Randy Hartley, who said the chestnut filly was one of the fastest juveniles he and partner Dean De Renzo have consigned in a long time, was pleased with the outcome, although he would have preferred a higher price.
"You always want more when you have one that works like that and with that pedigree, but we're pleased," the horseman said. "I guess that's just what the market is calling for today."
Although his Smart Strike filly met the criteria of buyers at the top of the market, Hartley said the first session epitomised the polarisation seen earlier in the year.
"It's like we're just peddling horses," the consignor said. "It feels like a different market here this year. Everybody is on the same horses, so you just hope you have a few of those to make up for the others. We've lost money on almost everything we've sold today except for the big filly. But you just can't keep them. I hope people get good deals and come back next year and buy more off of us."
Two fillies sired by Into Mischief shared the Monday's second-highest price of $425,000.
Marrette Farrell, acting on behalf of Speedway Stables, went to that level for an Into Mischief filly from McKathan Bros, agent. Out of the stakes-placed American Chance mare So Long Sonoma, the filly was bred in Kentucky by JD Stuart, PC Bance, and Burning Daylight Farm.
"I loved her demeanour in the back walking ring," Farrell said. "She showed so much class. She is a very powerful filly and I think she will come around relatively early."
Consigned by Taylor Made Sales Agency to the 2016 Keeneland September yearling sale, the filly was bought by Patrice Miller/EQB, agent for Zayat Stables, for $180,000. The filly previously went through the ring at Keeneland's November sale, where she was acquired by Siena Farms from Bluegrass Thoroughbred Services for $80,000.
Agent Donato Lanni, acting on behalf of an unnamed client, bought the other Into Mischief filly, from Wes Carter, agent for Carolyn Vogel. The filly, whose third dam is Grade 3 winner Katilac Ofthestars, will be trained by Hall of Famer Bob Baffert, Lanni said.
The big-ticket Into Mischief sales were not surprising, according to Ned Toffey, general manager of Spendthrift Farm near Lexington, where the stallion stands for $75,000.
"One of the fillies had two blank first dams but she was just so athletic," Toffey said of the filly sold by Carter. "She is a beautiful filly and had a great breeze. That shows you the kind of respect he is commanding. That seems to be what he does over and over.
"He's still doing it on the strength of mares that are theoretically not as good as the mares he's been bred to since.
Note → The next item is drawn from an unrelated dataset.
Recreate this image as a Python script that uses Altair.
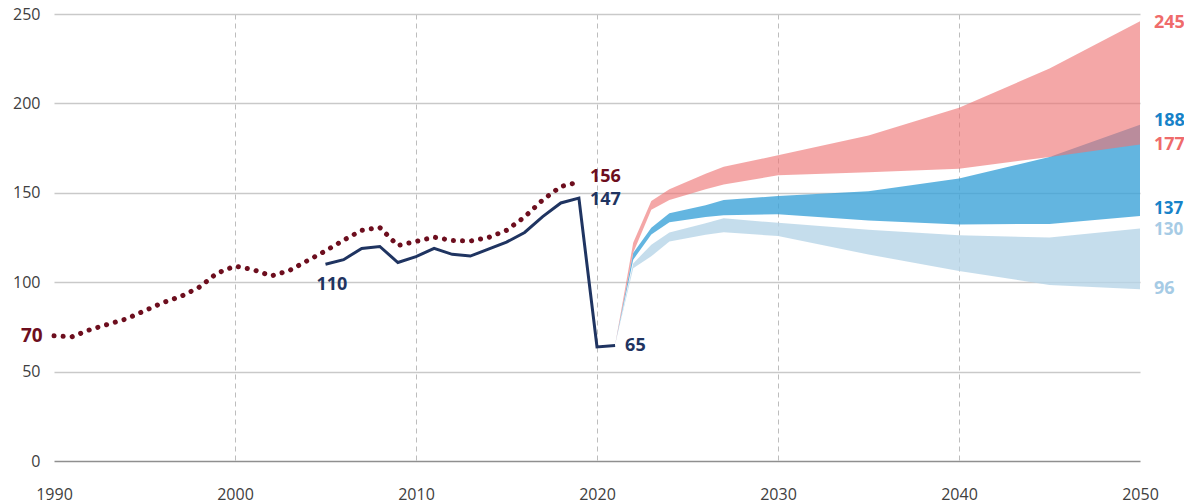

There are bigger and better things to come."
Boost helps Blame colt sell
Owner Jeff Treadway, with agent Charlie Boden signing the ticket, stepped up to take home a Blame colt from Crupi's New Castle Farm, for $375,000. Produced from the Empire Maker mare Unbridled Empire, the colt's catalogue page received a recent boost when his half-brother Arklow (by Arch), won the American Turf Stakes Presented by Ram Trucks (G2T) May 6.
Bred in Kentucky by John R. and Frank Penn, the colt was purchased by JJ Crupi for $100,000 at last year's Keeneland September yearling sale. He breezed an eighth-mile in :10 1/5 prior to the Midlantic sale.
"We just loved his breeze and the way he acted at the barn. He's a really nice colt," Boden said, adding that Arklow's stakes success helped in their selection. "Arklow looks like a special horse."
"He was the at the top of my list from the get-go," Treadway said. "With that update in the pedigree, the dam looks like she's going to be a producer."